Royal Bank of Scotland Group Plc could be forced to spin off a larger part of its British consumer bank as part of a review of its business by the antitrust regulator.
RBS may have to give more assets to its Williams & Glyn business, which has 307 branches in the U.K., according to analysts at Numis Securities and Sanford C. Bernstein & Co. The U.K.’s Competition and Markets Authority said on Thursday it had been asked by the government to “identify if more could be done” with Williams & Glyn to boost competition.
British lawmakers are seeking to help smaller lenders challenge the dominance of the four biggest banks, including RBS, which control as much as 80 percent of the market. The CMA review echoes a similar push by the government in 2013 that resulted in Lloyds Banking Group Plc giving more assets to its TSB Banking Group Plc consumer business before its sale.
“These reviews never come up unless there is a strong underlying hypothesis,” said Chirantan Barua, an analyst at Sanford C. Bernstein with an outperform rating on RBS shares. “It looks like there will be some beef-ups to the branches or deposits ring-fenced so far.”
TSB got a 4 billion-pound ($6 billion) mortgage assets from Lloyds to help boost profitability by more than 200 million pounds over four years, based on a recommendation by the Office for Fair Trading, which was replaced by the CMA.
“This also happened with TSB,” said Mike Trippitt, an analyst at Numis in London with an add rating on RBS shares. “It was recommended that Lloyds inject an additional mortgage enhancement portfolio to boost near-term profitability.”

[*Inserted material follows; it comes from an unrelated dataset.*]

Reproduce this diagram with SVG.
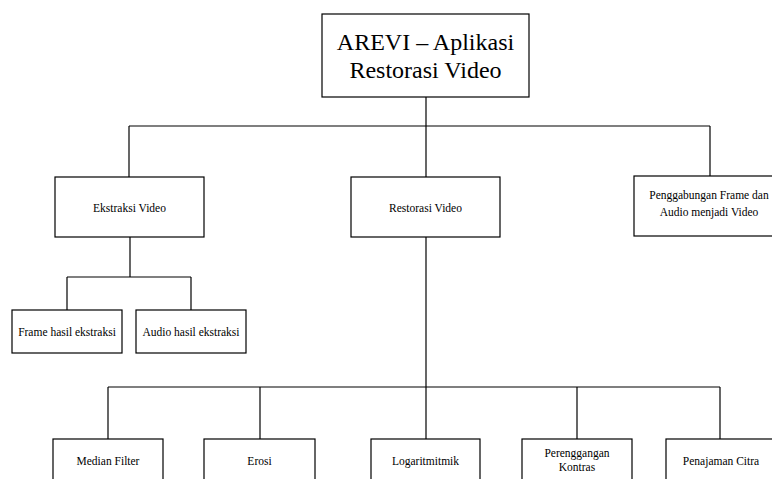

Williams & Glyn had about 20 billion pounds of funded assets at the end of March, according to RBS’s first-quarter earnings. Revenue was 200 million pounds and operating profit excluding restructuring costs was 100 million pounds.
Both banks received government aid during the financial crisis and were forced to sell units to meet European Union bailout rules. RBS and Lloyds are still government owned.
RBS said in an e-mailed statement that it’s “working hard and devoting significant resources to establishing Williams & Glyn as a viable, stand-alone bank that will bring increased competition to the retail market.” The bank plans to sell shares in the consumer business in the fourth quarter of 2016.
Forcing RBS to give Williams & Glyn more assets or amend its plan to sell the business would be “counterproductive” at this stage, said Ian Gordon, an analyst at Investec Plc in London with a buy rating on the stock.
“I believe that the Treasury would merely wish the CMA to consider the competitive landscape in the context of the incremental change that a stand-alone W&G should offer going forward,” Gordon said. “Bluntly, there patently is improving choice in the market already.”
The CMA plans to publish its findings in July.